▸ **The request**: Leaving out all pictures, reproduce the entries below exactly, from the first line through the line that contains "ticks_14 = [0, 2, 4, 6, 8, 10, 12, 14]".

▸ **Material for this exercise**:
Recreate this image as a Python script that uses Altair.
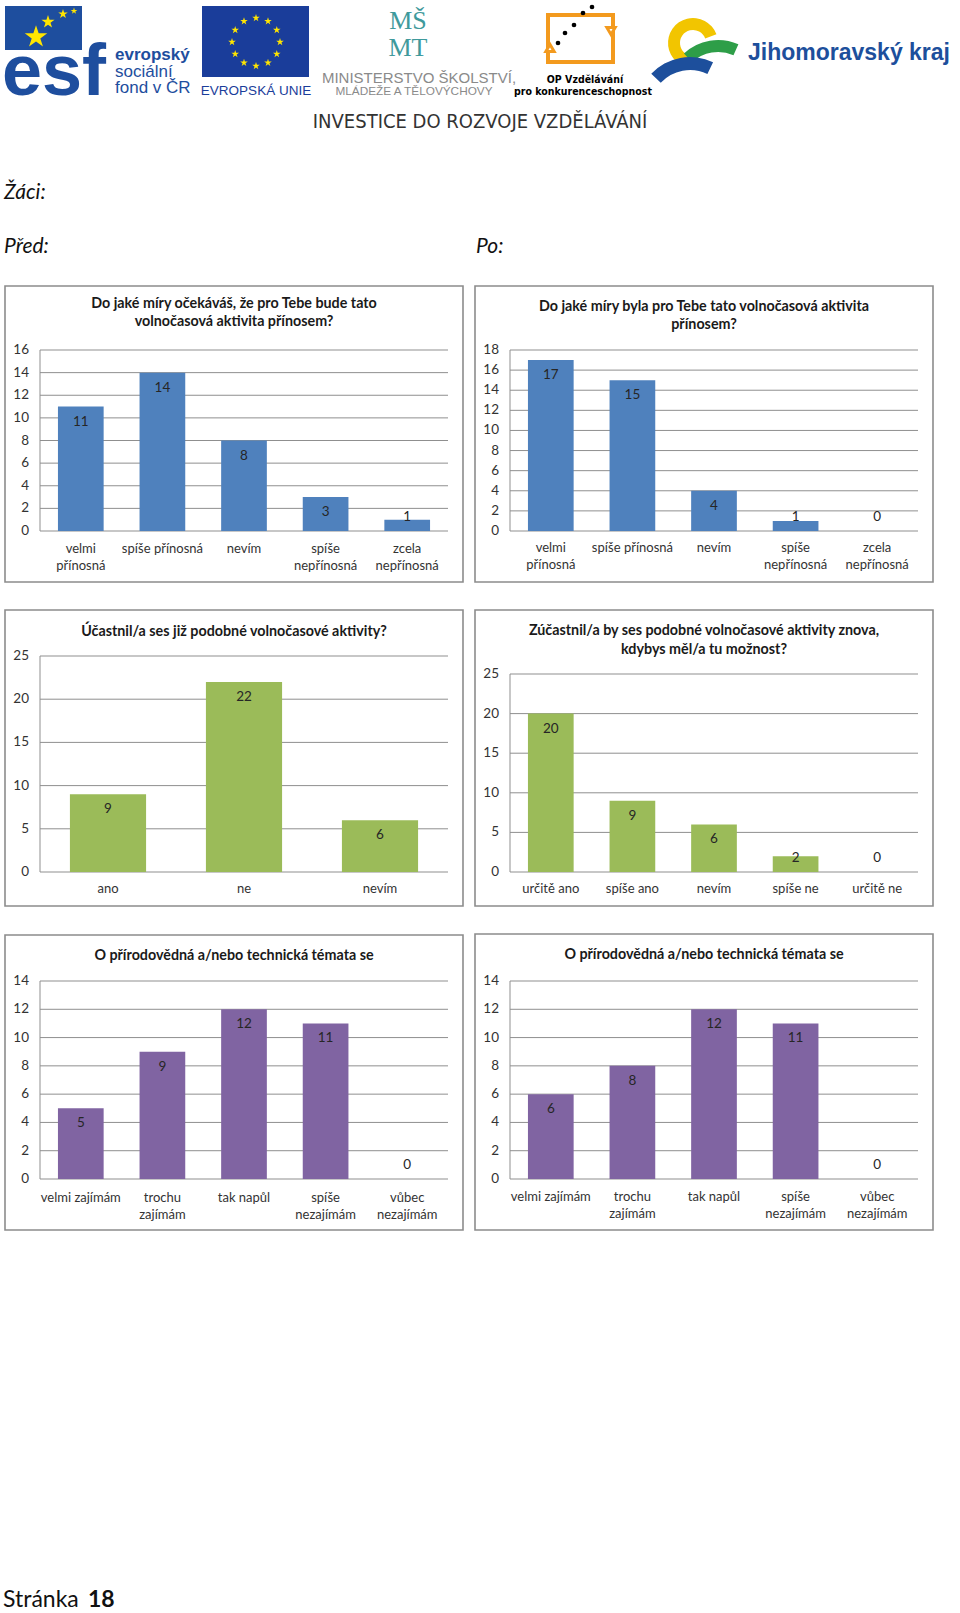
import altair as alt
import pandas as pd

# ------------------------------------------------------------------ data
benefit_cats = ["velmi\npřínosná", "spíše přínosná", "nevím", "spíše\nnepřínosná", "zcela\nnepřínosná"]
benefit_before = [11, 14, 8, 3, 1]
benefit_after = [17, 15, 4, 1, 0]

past_cats = ["ano", "ne", "nevím"]
past_counts = [9, 22, 6]

again_cats = ["určitě ano", "spíše ano", "nevím", "spíše ne", "určitě ne"]
again_counts = [20, 9, 6, 2, 0]

interest_cats = ["velmi zajímám", "trochu\nzajímám", "tak napůl", "spíše\nnezajímám", "vůbec\nnezajímám"]
interest_before = [5, 9, 12, 11, 0]
interest_after = [6, 8, 12, 11, 0]

ticks_16 = [0, 2, 4, 6, 8, 10, 12, 14, 16]
ticks_18 = [0, 2, 4, 6, 8, 10, 12, 14, 16, 18]
ticks_25 = [0, 5, 10, 15, 20, 25]
ticks_14 = [0, 2, 4, 6, 8, 10, 12, 14]

title_1 = ["Do jaké míry očekáváš, že pro Tebe bude tato", "volnočasová aktivita přínosem?"]
title_2 = ["Do jaké míry byla pro Tebe tato volnočasová aktivita", "přínosem?"]
title_3 = ["Účastnil/a ses již podobné volnočasové aktivity?"]
title_4 = ["Zúčastnil/a by ses podobné volnočasové aktivity znova,", "kdybys měl/a tu možnost?"]
title_5 = ["O přírodovědná a/nebo technická témata se"]
title_6 = ["O přírodovědná a/nebo technická témata se"]

page_heading = "Žáci:"
before_heading = "Před:"
after_heading = "Po:"
footer_word = "Stránka"
footer_number = "18"

# ------------------------------------------------------------------ style
FONT = "Lato, 'Open Sans', 'Noto Sans', sans-serif"
HFONT = "'Liberation Sans', Arial, sans-serif"
NARROW = "'Liberation Sans Narrow', 'DejaVu Sans Condensed', 'Liberation Sans', sans-serif"
SERIF = "'Liberation Serif', 'DejaVu Serif', serif"
GRID = "#8f8f8f"
BLUE = "#4F81BD"
GREEN = "#9BBB59"
PURPLE = "#8064A2"
STAR = ("M0,-1L0.2245,-0.309L0.9511,-0.309L0.3633,0.118L0.5878,0.809L0,0.382"
        "L-0.5878,0.809L-0.3633,0.118L-0.9511,-0.309L-0.2245,-0.309Z")
TAU = 6.283185


def one():
    return alt.Data(values=[{}])


def txt(s, x, y, size, color="#000000", weight="normal", style="normal",
        font=FONT, align="left", baseline="middle", line_height=None):
    kw = dict(text=s, fontSize=size, color=color, fontWeight=weight, fontStyle=style,
              font=font, align=align, baseline=baseline)
    if line_height is not None:
        kw["lineHeight"] = line_height
    return alt.Chart(one()).mark_text(**kw).encode(x=alt.value(x), y=alt.value(y))


def rect(x0, y0, x1, y1, fill="none", stroke=None, sw=1.0):
    kw = dict(fill=fill)
    if stroke is not None:
        kw.update(stroke=stroke, strokeWidth=sw)
    return alt.Chart(one()).mark_rect(**kw).encode(
        x=alt.value(x0), x2=alt.value(x1), y=alt.value(y0), y2=alt.value(y1))


def star(x, y, size, color="#FFE500"):
    return alt.Chart(one()).mark_point(shape=STAR, filled=True, color=color, size=size,
                                       opacity=1).encode(x=alt.value(x), y=alt.value(y))


def dot(x, y, size, color="#000000", shape="circle", filled=True, stroke=None):
    kw = dict(shape=shape, filled=filled, color=color, size=size, opacity=1)
    if stroke is not None:
        kw.update(stroke=stroke, strokeWidth=3, fill="white", filled=True)
    return alt.Chart(one()).mark_point(**kw).encode(x=alt.value(x), y=alt.value(y))


def arc(x, y, r_in, r_out, t0, t1, color):
    return alt.Chart(one()).mark_arc(radius=r_out, radius2=r_in, theta=t0, theta2=t1,
                                     color=color).encode(x=alt.value(x), y=alt.value(y))


def bar_panel(cats, vals, ticks, title_lines, color, frame, plot, title_y, xlab_y, title_lh=18):
    fx0, fy0, fx1, fy1 = frame
    px0, px1, base, top = plot
    ymax = ticks[-1]
    ppu = (base - top) / ymax
    df = pd.DataFrame({"cat": cats, "v": vals})
    tdf = pd.DataFrame({"t": ticks})
    xs = alt.Scale(domain=cats, range=[px0, px1], paddingInner=0.44, paddingOuter=0.22)
    ys = alt.Scale(domain=[0, ymax], range=[base, top], nice=False, zero=True)
    X = alt.X("cat:N", scale=xs, axis=None, sort=cats)

    frame_l = rect(fx0, fy0, fx1, fy1, fill="white", stroke="#8c8c8c", sw=1.6)
    grid = alt.Chart(tdf).mark_rule(color=GRID, strokeWidth=1).encode(
        x=alt.value(px0), x2=alt.value(px1), y=alt.Y("t:Q", scale=ys, axis=None))
    vaxis = alt.Chart(one()).mark_rule(color=GRID, strokeWidth=1).encode(
        x=alt.value(px0), y=alt.value(top), y2=alt.value(base))
    ylabels = alt.Chart(tdf).mark_text(align="right", baseline="middle", font=FONT,
                                       fontSize=13.5, color="#333333").encode(
        x=alt.value(px0 - 11), y=alt.Y("t:Q", scale=ys, axis=None), text="t:Q")
    bars = alt.Chart(df).mark_bar(color=color).encode(
        x=X, y=alt.Y("v:Q", scale=ys, axis=None))
    labels = alt.Chart(df).transform_calculate(
        lv=f"max(datum.v - {15 / ppu}, {14 / ppu})"
    ).mark_text(align="center", baseline="middle", font=FONT, fontSize=13.5,
                color="#262626").encode(
        x=X, y=alt.Y("lv:Q", scale=ys, axis=None), text="v:Q")
    xlabels = alt.Chart(df).mark_text(align="center", baseline="top", font=FONT, fontSize=13,
                                      lineBreak="\n", lineHeight=17, color="#333333").encode(
        x=X, y=alt.value(xlab_y), text="cat:N")
    title = txt(title_lines, (fx0 + fx1) / 2, title_y, 14.3, color="#1a1a1a", weight="bold",
                align="center", baseline="top", line_height=title_lh)
    return alt.layer(frame_l, grid, vaxis, bars, labels, ylabels, xlabels, title)


# ------------------------------------------------------------------ header (logos)
ESF_BLUE = "#1E4E9E"
EU_BLUE = "#1A3D9A"
TEAL = "#3F9A9C"
ORANGE = "#F39A1E"
JMK_BLUE = "#1D4F9C"

header = [
    # ESF
    rect(5, 6, 82, 50, fill=ESF_BLUE),
    txt("esf", 2, 95, 72, color=ESF_BLUE, weight="bold", font=HFONT, baseline="alphabetic"),
    star(36, 37, 560),
    star(48, 22, 190),
    star(63, 14, 100),
    star(74, 11, 50),
    txt("evropský", 115, 55, 17, color=ESF_BLUE, weight="bold", font=HFONT),
    txt("sociální", 115, 72, 17, color=ESF_BLUE, font=HFONT),
    txt("fond v ČR", 115, 88, 17, color=ESF_BLUE, font=HFONT),
    # EU
    rect(202, 6, 309, 77, fill=EU_BLUE),
    txt("EVROPSKÁ UNIE", 256, 91, 13.5, color=EU_BLUE, font=HFONT, align="center"),
    # MŠMT
    txt(["MŠ", "MT"], 408, 8, 26, color=TEAL, font=SERIF, align="center",
        baseline="top", line_height=27),
    txt("MINISTERSTVO ŠKOLSTVÍ,", 419, 78, 15, color="#8a8a8a", font=HFONT, align="center"),
    txt("MLÁDEŽE A TĚLOVÝCHOVY", 414, 91, 11.8, color="#8a8a8a", font=HFONT, align="center"),
    # OP VK
    rect(548, 15, 613, 62, fill="none", stroke=ORANGE, sw=4),
    dot(550, 48, 70, color=ORANGE, shape="triangle-up", stroke=ORANGE),
    dot(611, 31, 70, color=ORANGE, shape="triangle-down", stroke=ORANGE),
    dot(558, 43, 22), dot(565, 33, 22), dot(574, 25, 22), dot(583, 13, 22), dot(592, 7, 22),
    txt("OP Vzdělávání", 585, 80, 10.5, weight="bold", font=NARROW, align="center"),
    txt("pro konkurenceschopnost", 583, 92, 10.5, weight="bold", font=NARROW, align="center"),
    # Jihomoravský kraj
    arc(693, 43, 13, 25, 3.14, 7.5, "#F2C500"),
    arc(718, 90, 38, 50, TAU - 0.75, TAU + 0.42, "#2E9E48"),
    arc(690, 110, 40, 53, TAU - 0.82, TAU + 0.45, JMK_BLUE),
    txt("Jihomoravský kraj", 748, 53, 23, color=JMK_BLUE, weight="bold", font=HFONT),
    # slogan
    txt("INVESTICE DO ROZVOJE VZDĚLÁVÁNÍ", 480, 122, 20, color="#333333", font=NARROW,
        align="center"),
]

eu_stars = alt.Chart(pd.DataFrame({"k": list(range(12))})).transform_calculate(
    sx="256 + 24 * sin(datum.k * PI / 6)", sy="42 - 24 * cos(datum.k * PI / 6)"
).mark_point(shape=STAR, filled=True, color="#FFE500", size=64, opacity=1).encode(
    x=alt.X("sx:Q", scale=None), y=alt.Y("sy:Q", scale=None))
header.append(eu_stars)

headings = [
    txt(page_heading, 4, 193, 21, color="#111111", style="italic"),
    txt(before_heading, 4, 247, 21, color="#111111", style="italic"),
    txt(after_heading, 476, 247, 21, color="#111111", style="italic"),
    txt(footer_word, 3, 1600, 23, color="#111111"),
    txt(footer_number, 88, 1600, 23, color="#111111", weight="bold"),
]

# ------------------------------------------------------------------ panels
panels = [
    bar_panel(benefit_cats, benefit_before, ticks_16, title_1, BLUE,
              (5, 286, 463, 582), (40, 448, 531, 350), 297, 543),
    bar_panel(benefit_cats, benefit_after, ticks_18, title_2, BLUE,
              (475, 286, 933, 582), (510, 918, 531, 350), 300, 542),
    bar_panel(past_cats, past_counts, ticks_25, title_3, GREEN,
              (5, 610, 463, 906), (40, 448, 872, 656), 625, 883),
    bar_panel(again_cats, again_counts, ticks_25, title_4, GREEN,
              (475, 610, 933, 906), (510, 918, 872, 674), 624, 883, title_lh=19),
    bar_panel(interest_cats, interest_before, ticks_14, title_5, PURPLE,
              (5, 935, 463, 1230), (40, 448, 1179, 981), 949, 1192),
    bar_panel(interest_cats, interest_after, ticks_14, title_6, PURPLE,
              (475, 934, 933, 1230), (510, 918, 1179, 981), 948, 1191),
]

chart = alt.layer(*header, *headings, *panels).resolve_scale(
    x="independent", y="independent"
).properties(
    width=960, height=1613, padding=0, background="white",
    autosize=alt.AutoSizeParams(type="none"),
).configure_view(stroke=None)

chart.save("out.html", embed_options={"renderer": "svg", "actions": False})
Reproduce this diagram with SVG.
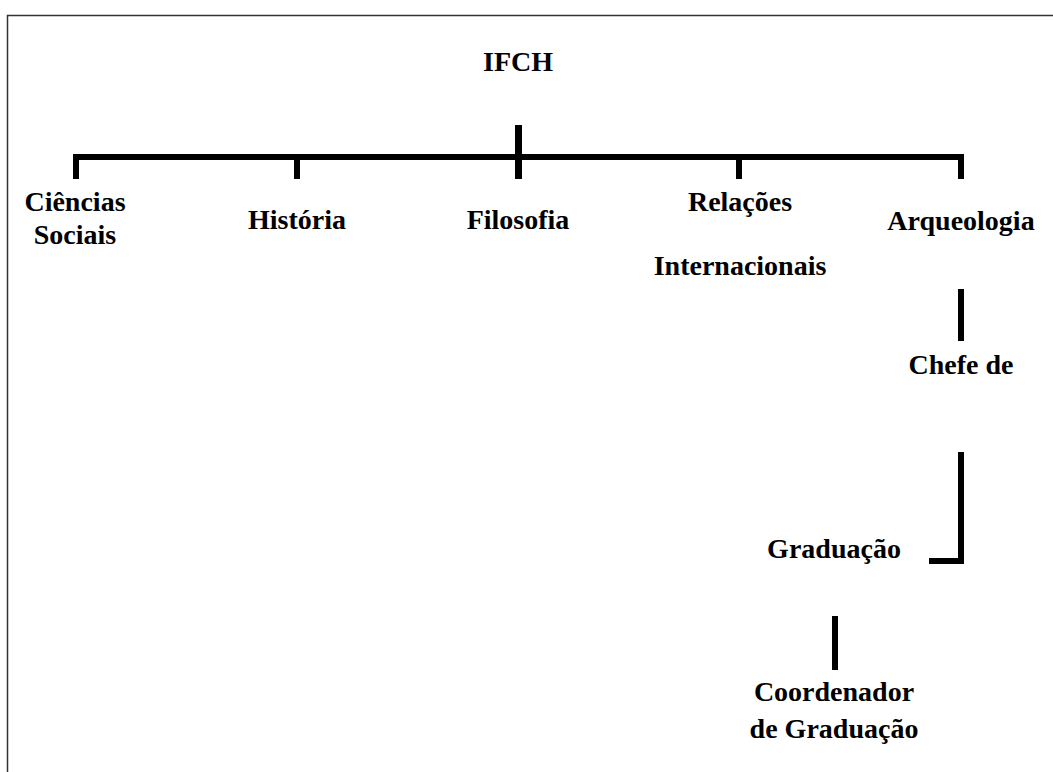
<svg xmlns="http://www.w3.org/2000/svg" width="1053" height="772" viewBox="0 0 1053 772">
<style>
.lbl{font-family:"Liberation Serif","Times New Roman",serif;font-weight:bold;font-size:28px;fill:#000;text-anchor:middle}
.c{fill:#000}
.frame{fill:none;stroke:#333;stroke-width:1.5}
</style>
<rect width="1053" height="772" fill="#fff"/>
<path class="frame" d="M7.5,772 V15.5 H1053"/>
<g id="connectors">
<rect class="c" x="515" y="125" width="7" height="35"/>
<rect class="c" x="73" y="154" width="891" height="6"/>
<rect class="c" x="73" y="154" width="6" height="25"/>
<rect class="c" x="294" y="154" width="6" height="25"/>
<rect class="c" x="515" y="154" width="7" height="25"/>
<rect class="c" x="736" y="154" width="6" height="25"/>
<rect class="c" x="958" y="154" width="6" height="25"/>
<rect class="c" x="958" y="289" width="6" height="52"/>
<rect class="c" x="958" y="452" width="6" height="112"/>
<rect class="c" x="929" y="558" width="35" height="6"/>
<rect class="c" x="832" y="616" width="6" height="54"/>
</g>
<g id="ifch"><text class="lbl" x="518" y="71">IFCH</text></g>
<g id="ciencias-sociais"><text class="lbl" x="75" y="211">Ciências</text><text class="lbl" x="75" y="244">Sociais</text></g>
<g id="historia"><text class="lbl" x="297" y="229">História</text></g>
<g id="filosofia"><text class="lbl" x="518" y="229">Filosofia</text></g>
<g id="relacoes-internacionais"><text class="lbl" x="740" y="211">Relações</text><text class="lbl" x="740" y="275">Internacionais</text></g>
<g id="arqueologia"><text class="lbl" x="961" y="230">Arqueologia</text></g>
<g id="chefe-de"><text class="lbl" x="961" y="374">Chefe de</text></g>
<g id="graduacao"><text class="lbl" x="834" y="558">Graduação</text></g>
<g id="coordenador"><text class="lbl" x="834" y="701">Coordenador</text><text class="lbl" x="834" y="738">de Graduação</text></g>
</svg>
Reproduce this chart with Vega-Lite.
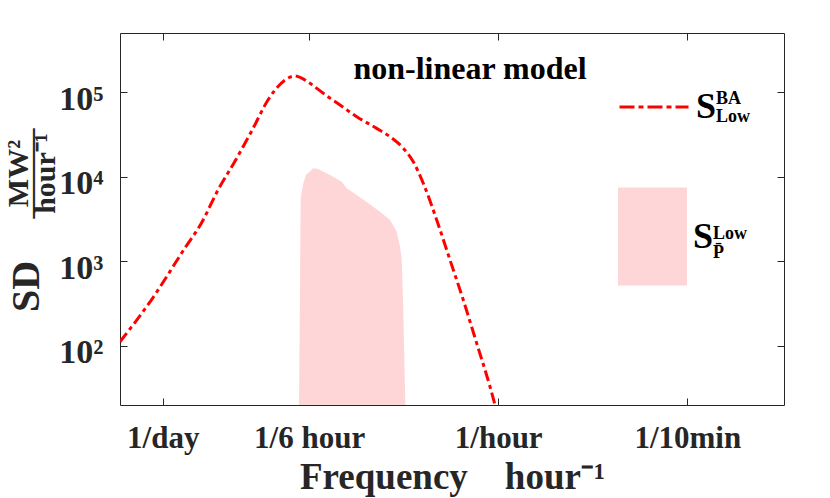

▸ **Solution**:
Recreate this image as a Python script that uses Altair.
import altair as alt
import pandas as pd

# ------------------------------------------------------------------ data
benefit_cats = ["velmi\npřínosná", "spíše přínosná", "nevím", "spíše\nnepřínosná", "zcela\nnepřínosná"]
benefit_before = [11, 14, 8, 3, 1]
benefit_after = [17, 15, 4, 1, 0]

past_cats = ["ano", "ne", "nevím"]
past_counts = [9, 22, 6]

again_cats = ["určitě ano", "spíše ano", "nevím", "spíše ne", "určitě ne"]
again_counts = [20, 9, 6, 2, 0]

interest_cats = ["velmi zajímám", "trochu\nzajímám", "tak napůl", "spíše\nnezajímám", "vůbec\nnezajímám"]
interest_before = [5, 9, 12, 11, 0]
interest_after = [6, 8, 12, 11, 0]

ticks_16 = [0, 2, 4, 6, 8, 10, 12, 14, 16]
ticks_18 = [0, 2, 4, 6, 8, 10, 12, 14, 16, 18]
ticks_25 = [0, 5, 10, 15, 20, 25]
ticks_14 = [0, 2, 4, 6, 8, 10, 12, 14]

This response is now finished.